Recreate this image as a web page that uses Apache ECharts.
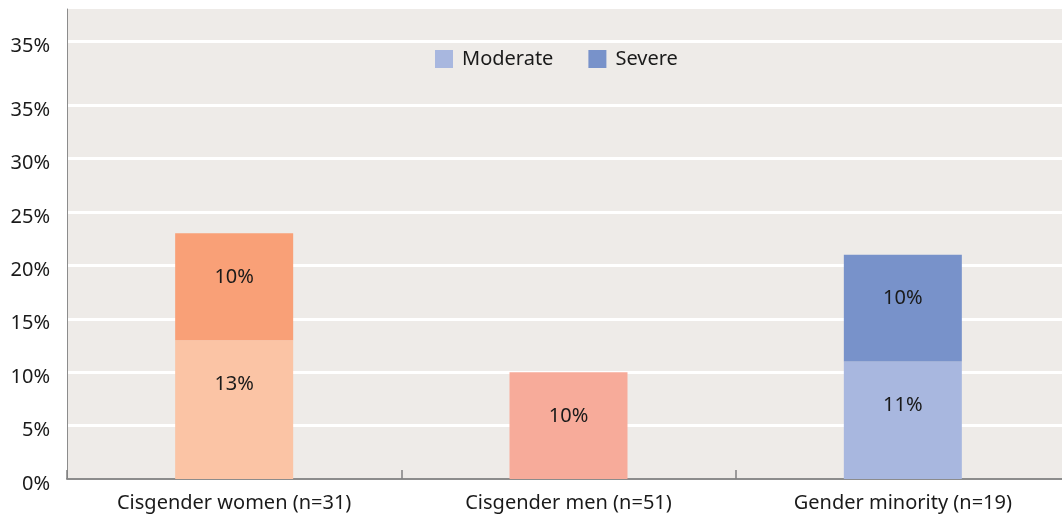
<!DOCTYPE html>
<html lang="en">
<head>
    <meta charset="UTF-8">
    <title>Severity by gender</title>
    <style>
        html, body { margin: 0; padding: 0; background: #fff; overflow: hidden; }
        #root { width: 1070px; height: 520px; }
    </style>
</head>
<body>
    <div id="root"></div>
    <script src="https://cdn.jsdelivr.net/npm/echarts@6/dist/echarts.min.js"></script>
    <script>
        // data
        var categories = ["Cisgender women (n=31)", "Cisgender men (n=51)", "Gender minority (n=19)"];
        var moderate = [13, 10, 11];
        var severe = [10, null, 10];
        var moderateColors = ["#fbc4a5", "#f7ab9a", "#a8b7df"];
        var severeColors = ["#f9a077", null, "#7892ca"];
        // tick values and the (odd) labels printed at them
        var tickValues = [0, 5, 10, 15, 20, 25, 30, 35, 41];
        var tickLabels = ["0%", "5%", "10%", "15%", "20%", "25%", "30%", "35%", "35%"];

        var font = "Noto Sans";
        var chart = echarts.init(document.getElementById("root"));

        var barLabel = {
            show: true,
            position: "insideTop",
            distance: 34,
            fontSize: 20,
            color: "#1a1a1a",
            fontFamily: font,
            formatter: "{c}%"
        };

        var option = {
            animation: false,
            textStyle: { fontFamily: font },
            legend: {
                left: 435,
                top: 49,
                padding: 0,
                itemWidth: 18,
                itemHeight: 18,
                itemGap: 35,
                icon: "rect",
                textStyle: { fontSize: 20, color: "#1a1a1a", fontFamily: font, padding: [0, 0, 0, 4] },
                data: [
                    { name: "Moderate", itemStyle: { color: "#a8b7df" } },
                    { name: "Severe", itemStyle: { color: "#7892ca" } }
                ]
            },
            grid: {
                left: 67,
                right: 0,
                top: 9,
                bottom: 41,
                containLabel: false,
                show: true,
                backgroundColor: "#eeebe8",
                borderWidth: 0
            },
            xAxis: {
                type: "category",
                data: categories,
                axisLine: { lineStyle: { color: "#8c8c8c", width: 2 } },
                axisTick: { show: true, inside: true, length: 9, lineStyle: { color: "#808080", width: 1.5 } },
                axisLabel: { fontSize: 20, color: "#1a1a1a", margin: 14, fontFamily: font }
            },
            yAxis: {
                type: "value",
                min: 0,
                max: 44,
                axisLine: { show: true, lineStyle: { color: "#8c8c8c", width: 1 } },
                axisTick: { show: false, customValues: tickValues },
                axisLabel: {
                    customValues: tickValues,
                    fontSize: 20,
                    color: "#1a1a1a",
                    margin: 17,
                    verticalAlign: "top",
                    lineHeight: 10,
                    fontFamily: font,
                    formatter: function (v) {
                        return tickLabels[tickValues.indexOf(v)];
                    }
                },
                splitLine: { show: true, lineStyle: { color: "#ffffff", width: 3 } }
            },
            series: [
                {
                    name: "Moderate",
                    type: "bar",
                    stack: "s",
                    barWidth: 118,
                    itemStyle: { color: "#a8b7df" },
                    data: moderate.map(function (v, i) {
                        return { value: v, itemStyle: { color: moderateColors[i] } };
                    }),
                    label: barLabel
                },
                {
                    name: "Severe",
                    type: "bar",
                    stack: "s",
                    barWidth: 118,
                    itemStyle: { color: "#7892ca" },
                    data: severe.map(function (v, i) {
                        return v == null ? "-" : { value: v, itemStyle: { color: severeColors[i] } };
                    }),
                    label: barLabel
                }
            ]
        };
        chart.setOption(option);
    </script>
</body>
</html>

|---|

Set exercise: Every line above should be returned word for word, with the pictures left behind.

Reply:
Recreate this image as a web page that uses Apache ECharts.
<!DOCTYPE html>
<html lang="en">
<head>
    <meta charset="UTF-8">
    <title>Severity by gender</title>
    <style>
        html, body { margin: 0; padding: 0; background: #fff; overflow: hidden; }
        #root { width: 1070px; height: 520px; }
    </style>
</head>
<body>
    <div id="root"></div>
    <script src="https://cdn.jsdelivr.net/npm/echarts@6/dist/echarts.min.js"></script>
    <script>
        // data
        var categories = ["Cisgender women (n=31)", "Cisgender men (n=51)", "Gender minority (n=19)"];
        var moderate = [13, 10, 11];
        var severe = [10, null, 10];
        var moderateColors = ["#fbc4a5", "#f7ab9a", "#a8b7df"];
        var severeColors = ["#f9a077", null, "#7892ca"];
        // tick values and the (odd) labels printed at them
        var tickValues = [0, 5, 10, 15, 20, 25, 30, 35, 41];
        var tickLabels = ["0%", "5%", "10%", "15%", "20%", "25%", "30%", "35%", "35%"];

        var font = "Noto Sans";
        var chart = echarts.init(document.getElementById("root"));

        var barLabel = {
            show: true,
            position: "insideTop",
            distance: 34,
            fontSize: 20,
            color: "#1a1a1a",
            fontFamily: font,
            formatter: "{c}%"
        };

        var option = {
            animation: false,
            textStyle: { fontFamily: font },
            legend: {
                left: 435,
                top: 49,
                padding: 0,
                itemWidth: 18,
                itemHeight: 18,
                itemGap: 35,
                icon: "rect",
                textStyle: { fontSize: 20, color: "#1a1a1a", fontFamily: font, padding: [0, 0, 0, 4] },
                data: [
                    { name: "Moderate", itemStyle: { color: "#a8b7df" } },
                    { name: "Severe", itemStyle: { color: "#7892ca" } }
                ]
            },
            grid: {
                left: 67,
                right: 0,
                top: 9,
                bottom: 41,
                containLabel: false,
                show: true,
                backgroundColor: "#eeebe8",
                borderWidth: 0
            },
            xAxis: {
                type: "category",
                data: categories,
                axisLine: { lineStyle: { color: "#8c8c8c", width: 2 } },
                axisTick: { show: true, inside: true, length: 9, lineStyle: { color: "#808080", width: 1.5 } },
                axisLabel: { fontSize: 20, color: "#1a1a1a", margin: 14, fontFamily: font }
            },
            yAxis: {
                type: "value",
                min: 0,
                max: 44,
                axisLine: { show: true, lineStyle: { color: "#8c8c8c", width: 1 } },
                axisTick: { show: false, customValues: tickValues },
                axisLabel: {
                    customValues: tickValues,
                    fontSize: 20,
                    color: "#1a1a1a",
                    margin: 17,
                    verticalAlign: "top",
                    lineHeight: 10,
                    fontFamily: font,
                    formatter: function (v) {
                        return tickLabels[tickValues.indexOf(v)];
                    }
                },
                splitLine: { show: true, lineStyle: { color: "#ffffff", width: 3 } }
            },
            series: [
                {
                    name: "Moderate",
                    type: "bar",
                    stack: "s",
                    barWidth: 118,
                    itemStyle: { color: "#a8b7df" },
                    data: moderate.map(function (v, i) {
                        return { value: v, itemStyle: { color: moderateColors[i] } };
                    }),
                    label: barLabel
                },
                {
                    name: "Severe",
                    type: "bar",
                    stack: "s",
                    barWidth: 118,
                    itemStyle: { color: "#7892ca" },
                    data: severe.map(function (v, i) {
                        return v == null ? "-" : { value: v, itemStyle: { color: severeColors[i] } };
                    }),
                    label: barLabel
                }
            ]
        };
        chart.setOption(option);
    </script>
</body>
</html>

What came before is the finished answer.